GERMAN CHANCELLOR Angela Merkel has pinned her political future on transforming the crisis-wracked European Union into a full economic and political union.
Addressing the annual conference of her Christian Democratic Union (CDU) in Leipzig yesterday, the German leader described the challenge facing the Continent as “the task for our generation”.
Standing before a backdrop with the slogan “For Europe. For Germany” – a reversal of the normal order of things in Germany politics – Dr Merkel reminded delegates that these are far but normal times in Europe.
“The task of our generation now is to complete the economic and currency union in Europe and, step by step, create a political union,” she said. “It’s time for a breakthrough to a new Europe and it’s time to think beyond day to day, towards a permanent solution.”
The German leader repeated her rejection of euro bonds and insisted Germany’s social market economic model – with its culture of market oversight and low debt – was a solution to the crisis.
Dr Merkel offered little new detail on her euro zone strategy. Instead she focused on bringing to heel euro doubters in her own ranks with a general demand for party backing in the crisis.

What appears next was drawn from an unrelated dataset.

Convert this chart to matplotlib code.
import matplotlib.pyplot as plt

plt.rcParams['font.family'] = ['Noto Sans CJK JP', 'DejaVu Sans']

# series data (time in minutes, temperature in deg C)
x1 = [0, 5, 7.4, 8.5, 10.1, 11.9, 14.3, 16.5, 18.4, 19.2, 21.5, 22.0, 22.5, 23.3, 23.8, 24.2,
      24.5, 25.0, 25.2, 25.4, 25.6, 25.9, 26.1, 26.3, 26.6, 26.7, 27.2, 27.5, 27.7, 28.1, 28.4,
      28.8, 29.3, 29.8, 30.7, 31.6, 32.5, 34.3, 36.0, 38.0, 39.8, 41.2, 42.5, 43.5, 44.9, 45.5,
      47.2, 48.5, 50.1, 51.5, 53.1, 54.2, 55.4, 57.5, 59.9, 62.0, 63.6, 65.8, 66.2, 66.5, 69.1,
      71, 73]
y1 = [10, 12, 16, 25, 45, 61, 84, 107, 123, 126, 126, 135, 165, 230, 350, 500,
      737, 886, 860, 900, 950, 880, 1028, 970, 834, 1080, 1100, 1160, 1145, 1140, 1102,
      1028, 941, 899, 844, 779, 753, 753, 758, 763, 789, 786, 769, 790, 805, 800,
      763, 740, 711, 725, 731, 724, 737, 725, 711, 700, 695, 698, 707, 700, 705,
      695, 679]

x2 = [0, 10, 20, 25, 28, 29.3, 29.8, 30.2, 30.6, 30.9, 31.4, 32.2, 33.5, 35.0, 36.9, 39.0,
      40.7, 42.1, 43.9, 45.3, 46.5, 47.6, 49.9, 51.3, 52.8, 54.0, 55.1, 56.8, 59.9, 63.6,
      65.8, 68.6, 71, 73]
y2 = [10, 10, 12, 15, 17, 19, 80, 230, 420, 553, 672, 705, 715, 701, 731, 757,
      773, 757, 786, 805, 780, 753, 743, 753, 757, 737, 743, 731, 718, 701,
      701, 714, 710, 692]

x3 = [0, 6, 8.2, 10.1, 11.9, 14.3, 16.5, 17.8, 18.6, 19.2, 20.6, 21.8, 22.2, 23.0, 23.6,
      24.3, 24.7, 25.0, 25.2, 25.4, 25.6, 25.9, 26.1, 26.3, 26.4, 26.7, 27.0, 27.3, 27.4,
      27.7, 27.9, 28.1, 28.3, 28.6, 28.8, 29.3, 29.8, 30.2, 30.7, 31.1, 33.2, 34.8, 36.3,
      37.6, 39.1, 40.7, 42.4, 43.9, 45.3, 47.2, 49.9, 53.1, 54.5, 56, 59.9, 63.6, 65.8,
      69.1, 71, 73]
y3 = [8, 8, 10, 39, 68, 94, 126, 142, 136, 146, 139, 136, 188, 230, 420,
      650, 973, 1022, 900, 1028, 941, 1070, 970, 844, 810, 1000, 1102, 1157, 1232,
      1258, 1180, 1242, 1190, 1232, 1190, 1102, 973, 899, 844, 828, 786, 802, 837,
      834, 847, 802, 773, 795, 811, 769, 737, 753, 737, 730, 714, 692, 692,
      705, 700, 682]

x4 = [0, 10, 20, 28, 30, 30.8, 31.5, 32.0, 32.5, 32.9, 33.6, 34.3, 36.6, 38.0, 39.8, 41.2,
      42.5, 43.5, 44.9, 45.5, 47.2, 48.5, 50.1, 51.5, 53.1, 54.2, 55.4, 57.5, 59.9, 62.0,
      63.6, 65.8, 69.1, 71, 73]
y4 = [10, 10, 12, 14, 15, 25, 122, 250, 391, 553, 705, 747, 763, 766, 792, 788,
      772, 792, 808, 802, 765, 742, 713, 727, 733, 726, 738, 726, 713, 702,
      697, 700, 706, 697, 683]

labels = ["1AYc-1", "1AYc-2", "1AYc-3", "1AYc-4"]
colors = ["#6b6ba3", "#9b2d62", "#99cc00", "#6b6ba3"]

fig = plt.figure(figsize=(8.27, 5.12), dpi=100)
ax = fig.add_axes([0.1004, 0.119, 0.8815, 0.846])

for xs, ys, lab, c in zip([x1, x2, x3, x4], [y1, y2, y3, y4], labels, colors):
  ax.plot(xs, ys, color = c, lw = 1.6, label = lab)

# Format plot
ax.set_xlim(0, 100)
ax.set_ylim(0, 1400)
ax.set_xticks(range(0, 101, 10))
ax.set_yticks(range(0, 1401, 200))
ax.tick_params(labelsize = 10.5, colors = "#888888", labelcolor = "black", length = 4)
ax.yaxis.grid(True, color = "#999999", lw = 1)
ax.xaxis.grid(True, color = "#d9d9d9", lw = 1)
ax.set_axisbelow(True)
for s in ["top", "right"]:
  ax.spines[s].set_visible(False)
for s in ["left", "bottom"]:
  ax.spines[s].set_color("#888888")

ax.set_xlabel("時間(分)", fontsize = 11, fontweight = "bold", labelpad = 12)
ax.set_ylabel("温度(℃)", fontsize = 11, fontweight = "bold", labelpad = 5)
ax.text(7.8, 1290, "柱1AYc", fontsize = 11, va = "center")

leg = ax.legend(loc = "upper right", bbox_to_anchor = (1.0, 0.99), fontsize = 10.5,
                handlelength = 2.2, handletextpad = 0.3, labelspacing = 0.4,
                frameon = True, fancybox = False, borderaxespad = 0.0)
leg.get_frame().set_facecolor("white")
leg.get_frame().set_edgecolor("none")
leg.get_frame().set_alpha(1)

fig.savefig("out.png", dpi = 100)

Delegates seemed to like what they heard. They gave Dr Merkel a six-minute standing ovation for a speech that drew a red line from the postwar challenges faced by party founder Konrad Adenauer through Helmut Kohl’s European unification legacy to this EU crisis – “perhaps Europe’s most difficult hour since the second World War”.

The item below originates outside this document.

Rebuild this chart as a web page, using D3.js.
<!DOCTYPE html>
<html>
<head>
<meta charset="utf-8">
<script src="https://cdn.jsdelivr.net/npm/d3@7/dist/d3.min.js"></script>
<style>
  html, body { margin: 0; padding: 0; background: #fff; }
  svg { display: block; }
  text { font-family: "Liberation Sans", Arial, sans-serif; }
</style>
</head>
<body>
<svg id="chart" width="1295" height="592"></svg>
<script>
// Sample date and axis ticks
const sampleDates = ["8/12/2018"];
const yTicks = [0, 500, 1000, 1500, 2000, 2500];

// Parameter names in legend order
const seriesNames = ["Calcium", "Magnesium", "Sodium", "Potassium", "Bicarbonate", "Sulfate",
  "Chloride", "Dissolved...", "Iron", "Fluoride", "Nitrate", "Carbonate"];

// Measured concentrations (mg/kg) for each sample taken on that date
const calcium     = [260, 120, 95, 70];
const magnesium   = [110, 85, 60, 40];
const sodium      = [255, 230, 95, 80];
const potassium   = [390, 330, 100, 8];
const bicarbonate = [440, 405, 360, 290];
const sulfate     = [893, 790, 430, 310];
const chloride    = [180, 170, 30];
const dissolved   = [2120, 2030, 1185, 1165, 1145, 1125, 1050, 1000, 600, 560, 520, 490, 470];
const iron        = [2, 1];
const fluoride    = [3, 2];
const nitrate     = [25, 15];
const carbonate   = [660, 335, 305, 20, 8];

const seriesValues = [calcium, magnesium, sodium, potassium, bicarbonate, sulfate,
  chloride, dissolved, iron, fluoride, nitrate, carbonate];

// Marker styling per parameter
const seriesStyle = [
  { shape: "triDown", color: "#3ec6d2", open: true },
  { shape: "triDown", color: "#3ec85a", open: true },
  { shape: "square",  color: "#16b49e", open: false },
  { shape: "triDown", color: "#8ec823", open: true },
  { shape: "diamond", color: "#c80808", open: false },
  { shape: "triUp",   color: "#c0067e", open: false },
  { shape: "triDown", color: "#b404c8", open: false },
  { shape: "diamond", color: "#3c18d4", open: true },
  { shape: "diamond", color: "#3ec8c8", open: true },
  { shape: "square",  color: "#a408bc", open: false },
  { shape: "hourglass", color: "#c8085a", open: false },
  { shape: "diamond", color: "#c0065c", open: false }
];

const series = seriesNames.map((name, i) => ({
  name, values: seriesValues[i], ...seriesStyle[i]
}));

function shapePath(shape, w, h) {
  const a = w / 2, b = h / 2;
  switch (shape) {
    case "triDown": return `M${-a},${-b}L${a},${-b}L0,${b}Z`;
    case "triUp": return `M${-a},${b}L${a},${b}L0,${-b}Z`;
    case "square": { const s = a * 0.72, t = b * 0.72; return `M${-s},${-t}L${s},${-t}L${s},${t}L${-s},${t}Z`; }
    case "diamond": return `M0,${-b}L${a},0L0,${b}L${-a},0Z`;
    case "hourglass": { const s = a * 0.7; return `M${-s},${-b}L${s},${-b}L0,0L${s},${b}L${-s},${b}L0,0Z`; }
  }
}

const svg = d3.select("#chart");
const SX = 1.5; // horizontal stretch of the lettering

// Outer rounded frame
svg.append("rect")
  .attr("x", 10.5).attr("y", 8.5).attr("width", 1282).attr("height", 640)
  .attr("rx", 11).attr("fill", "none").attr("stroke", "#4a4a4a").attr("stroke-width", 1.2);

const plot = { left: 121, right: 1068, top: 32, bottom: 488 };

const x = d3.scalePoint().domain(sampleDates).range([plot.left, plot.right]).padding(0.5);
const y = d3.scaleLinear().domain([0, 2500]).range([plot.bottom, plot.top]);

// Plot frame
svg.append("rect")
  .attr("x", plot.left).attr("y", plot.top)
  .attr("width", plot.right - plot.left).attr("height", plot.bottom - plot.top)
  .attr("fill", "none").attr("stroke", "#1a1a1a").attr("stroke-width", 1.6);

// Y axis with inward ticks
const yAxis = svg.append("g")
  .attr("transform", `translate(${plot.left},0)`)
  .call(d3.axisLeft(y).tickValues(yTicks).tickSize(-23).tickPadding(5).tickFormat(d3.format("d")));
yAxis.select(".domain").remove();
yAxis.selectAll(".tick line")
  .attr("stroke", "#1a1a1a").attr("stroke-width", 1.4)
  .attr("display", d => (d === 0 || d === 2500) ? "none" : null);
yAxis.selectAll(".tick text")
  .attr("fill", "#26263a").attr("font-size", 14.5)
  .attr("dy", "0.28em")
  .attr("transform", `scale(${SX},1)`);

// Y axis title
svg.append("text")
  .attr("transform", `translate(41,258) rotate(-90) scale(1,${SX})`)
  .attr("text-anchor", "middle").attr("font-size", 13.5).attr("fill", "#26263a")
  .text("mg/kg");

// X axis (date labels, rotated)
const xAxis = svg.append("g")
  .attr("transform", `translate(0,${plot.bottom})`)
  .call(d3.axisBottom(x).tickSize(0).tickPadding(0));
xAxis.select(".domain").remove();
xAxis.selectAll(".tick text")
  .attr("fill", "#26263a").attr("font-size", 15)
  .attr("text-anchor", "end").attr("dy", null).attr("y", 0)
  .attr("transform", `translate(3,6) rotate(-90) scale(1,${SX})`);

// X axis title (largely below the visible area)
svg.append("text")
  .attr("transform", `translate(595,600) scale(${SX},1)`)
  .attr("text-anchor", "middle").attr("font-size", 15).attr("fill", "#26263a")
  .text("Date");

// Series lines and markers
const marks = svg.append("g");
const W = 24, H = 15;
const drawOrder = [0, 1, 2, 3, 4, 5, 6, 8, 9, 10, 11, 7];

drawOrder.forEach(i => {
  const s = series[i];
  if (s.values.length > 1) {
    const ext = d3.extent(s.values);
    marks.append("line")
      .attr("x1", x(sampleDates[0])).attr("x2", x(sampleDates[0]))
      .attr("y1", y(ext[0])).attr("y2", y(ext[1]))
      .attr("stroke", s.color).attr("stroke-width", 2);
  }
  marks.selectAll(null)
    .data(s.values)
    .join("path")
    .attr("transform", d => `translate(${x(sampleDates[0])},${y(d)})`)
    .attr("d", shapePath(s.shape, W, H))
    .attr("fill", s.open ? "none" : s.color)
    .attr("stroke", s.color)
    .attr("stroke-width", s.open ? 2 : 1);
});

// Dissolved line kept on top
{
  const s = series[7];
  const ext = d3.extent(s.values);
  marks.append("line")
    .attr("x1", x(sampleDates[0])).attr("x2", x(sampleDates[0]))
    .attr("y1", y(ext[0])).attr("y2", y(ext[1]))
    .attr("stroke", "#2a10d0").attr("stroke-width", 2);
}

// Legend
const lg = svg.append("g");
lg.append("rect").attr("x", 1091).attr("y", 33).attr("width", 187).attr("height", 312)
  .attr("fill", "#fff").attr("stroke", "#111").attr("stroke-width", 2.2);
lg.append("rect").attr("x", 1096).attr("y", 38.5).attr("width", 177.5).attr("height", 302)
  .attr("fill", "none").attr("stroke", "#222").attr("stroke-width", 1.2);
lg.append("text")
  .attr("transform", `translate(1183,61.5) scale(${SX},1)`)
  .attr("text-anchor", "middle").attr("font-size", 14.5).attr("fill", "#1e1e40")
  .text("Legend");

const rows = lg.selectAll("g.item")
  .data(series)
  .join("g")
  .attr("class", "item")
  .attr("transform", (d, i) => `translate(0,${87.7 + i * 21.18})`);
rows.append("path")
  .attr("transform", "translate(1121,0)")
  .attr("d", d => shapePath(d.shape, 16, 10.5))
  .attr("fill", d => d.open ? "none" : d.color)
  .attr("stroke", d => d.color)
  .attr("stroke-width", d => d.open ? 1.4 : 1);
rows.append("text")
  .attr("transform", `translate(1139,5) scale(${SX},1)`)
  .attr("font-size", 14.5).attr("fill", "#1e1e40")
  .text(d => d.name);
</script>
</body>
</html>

The euro zone crisis provided an opportunity for change, she said, and already created a “new European domestic politics” and provided an opportunity to complete European integration.

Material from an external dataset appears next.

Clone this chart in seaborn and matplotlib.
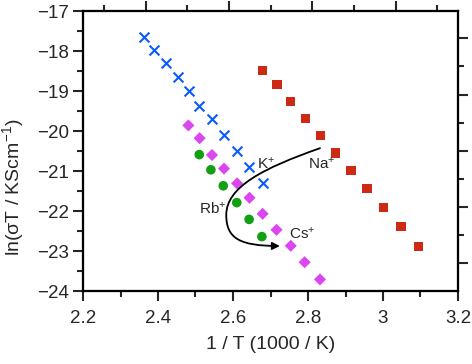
"""
Arrhenius plot: ln(sigma T) vs 1/T for alkali cations
"""

import numpy as np
import pandas as pd
import matplotlib
matplotlib.use('Agg')
import matplotlib.pyplot as plt
import seaborn as sns
from matplotlib.path import Path
from matplotlib.patches import FancyArrowPatch
from matplotlib.ticker import MultipleLocator

# ---------------------------------------------------------------------------
# data
# ---------------------------------------------------------------------------
k_x = [2.363, 2.390, 2.421, 2.453, 2.482, 2.510, 2.544, 2.576, 2.611, 2.644, 2.679]
k_y = [-17.64, -17.98, -18.29, -18.64, -18.99, -19.38, -19.71, -20.10, -20.49, -20.89, -21.29]

cs_x = [2.481, 2.511, 2.544, 2.576, 2.611, 2.644, 2.679, 2.716, 2.754, 2.791, 2.832]
cs_y = [-19.86, -20.18, -20.60, -20.94, -21.31, -21.67, -22.07, -22.47, -22.87, -23.28, -23.71]

rb_x = [2.510, 2.541, 2.574, 2.610, 2.643, 2.677]
rb_y = [-20.59, -20.97, -21.37, -21.79, -22.21, -22.64]

na_x = [2.679, 2.717, 2.754, 2.793, 2.833, 2.873, 2.915, 2.957, 3.002, 3.048, 3.095]
na_y = [-18.48, -18.84, -19.26, -19.68, -20.11, -20.55, -20.99, -21.44, -21.91, -22.38, -22.88]

x_ticks = [2.2, 2.4, 2.6, 2.8, 3.0, 3.2]
x_tick_labels = ['2.2', '2.4', '2.6', '2.8', '3', '3.2']
y_ticks = [-24, -23, -22, -21, -20, -19, -18, -17]

# ion labels: (text, x, y)
ion_labels = [('K$^{+}$', 2.664, -20.93),
              ('Na$^{+}$', 2.799, -20.93),
              ('Rb$^{+}$', 2.510, -22.06),
              ('Cs$^{+}$', 2.749, -22.68)]

# guide arrow (two cubic bezier segments)
arrow_pts = [(2.832, -20.43), (2.680, -20.93), (2.582, -21.40), (2.582, -22.10),
             (2.582, -22.70), (2.620, -22.87), (2.725, -22.875)]

# ---------------------------------------------------------------------------
# style
# ---------------------------------------------------------------------------
sns.set_style('ticks')
plt.rcParams['font.family'] = ['Liberation Sans', 'DejaVu Sans']
plt.rcParams['mathtext.fontset'] = 'custom'
plt.rcParams['mathtext.rm'] = 'Liberation Sans'
plt.rcParams['mathtext.it'] = 'Liberation Sans:italic'
plt.rcParams['axes.linewidth'] = 1.5
plt.rcParams['axes.edgecolor'] = 'black'

fig = plt.figure(figsize=(4.72, 3.64), dpi=100)
ax = fig.add_axes([83 / 472, 1 - 291 / 364, 375 / 472, 280 / 364])

df_k = pd.DataFrame({'x': k_x, 'y': k_y})
df_cs = pd.DataFrame({'x': cs_x, 'y': cs_y})
df_rb = pd.DataFrame({'x': rb_x, 'y': rb_y})
df_na = pd.DataFrame({'x': na_x, 'y': na_y})

sns.scatterplot(data=df_na, x='x', y='y', marker='s', s=45, color='#cc2a14',
                edgecolor='none', ax=ax, zorder=3)
sns.scatterplot(data=df_cs, x='x', y='y', marker='D', s=38, color='#dc46f0',
                edgecolor='none', ax=ax, zorder=3)
sns.scatterplot(data=df_rb, x='x', y='y', marker='o', s=48, color='#12a012',
                edgecolor='none', ax=ax, zorder=3)
sns.scatterplot(data=df_k, x='x', y='y', marker='x', s=50, color='#0a5aff',
                linewidth=1.5, ax=ax, zorder=3)

# curved arrow
codes = [Path.MOVETO] + [Path.CURVE4] * 6
arrow = FancyArrowPatch(path=Path(arrow_pts, codes), arrowstyle='-|>',
                        mutation_scale=11, lw=1.3, color='black', zorder=4)
ax.add_patch(arrow)

for txt, tx, ty in ion_labels:
    ax.text(tx, ty, txt, fontsize=11, ha='left', va='baseline', zorder=5)

# main axes
ax.set_xlim(2.2, 3.2)
ax.set_ylim(-24, -17)
ax.set_xticks(x_ticks)
ax.set_xticklabels(x_tick_labels)
ax.set_yticks(y_ticks)
ax.xaxis.set_minor_locator(MultipleLocator(0.1))
ax.yaxis.set_minor_locator(MultipleLocator(0.5))
ax.tick_params(which='major', direction='out', length=7, width=1.5, labelsize=13.5)
ax.tick_params(axis='x', which='major', pad=7)
ax.tick_params(axis='y', which='major', pad=3)
ax.tick_params(which='minor', direction='out', length=4, width=1.5)
ax.set_xlabel('1 / T (1000 / K)', fontsize=14)
ax.set_ylabel('ln(σT / KScm$^{-1}$)', fontsize=14)
ax.xaxis.set_label_coords(0.5, -0.16)
ax.yaxis.set_label_coords(-0.152, 0.37)

# secondary scales (labels fall outside the figure)
ax_top = ax.twiny()
ax_top.set_xlim(-0.752, 3.748)
ax_top.xaxis.set_major_locator(MultipleLocator(1))
ax_top.xaxis.set_minor_locator(MultipleLocator(0.5))
ax_top.tick_params(which='major', direction='out', length=7, width=1.5, labeltop=False)
ax_top.tick_params(which='minor', direction='out', length=4, width=1.5)

ax_right = ax.twinx()
ax_right.set_ylim(-0.492, 4.486)
ax_right.yaxis.set_major_locator(MultipleLocator(1))
ax_right.yaxis.set_minor_locator(MultipleLocator(0.5))
ax_right.tick_params(which='major', direction='out', length=7, width=1.5, labelright=False)
ax_right.tick_params(which='minor', direction='out', length=4, width=1.5)

for a in (ax, ax_top, ax_right):
    for sp in a.spines.values():
        sp.set_linewidth(1.5)
        sp.set_color('black')

plt.savefig('out.png', dpi=100)
plt.close()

Again and again she rejected the most common complaint by rank and file CDU members that, under her leadership, their party has lost its conservative compass.
In just 12 months Dr Merkel has shattered three decades-old CDU taboos: ending nuclear energy and conscription while backing a limited minimum wage.
Analysts suggest the move is an attempt to ready her party for a second grand coalition with the opposition Social Democrats (SPD).
It fell to her defence minister Thomas de Maiziere, often mentioned as a possible future chancellor, to soothe conservative souls in the Merkel-era CDU.
Quoting the ecumenical Mass hymn that opened the conference, he said: “Dare to go new ways, walk into a new age.”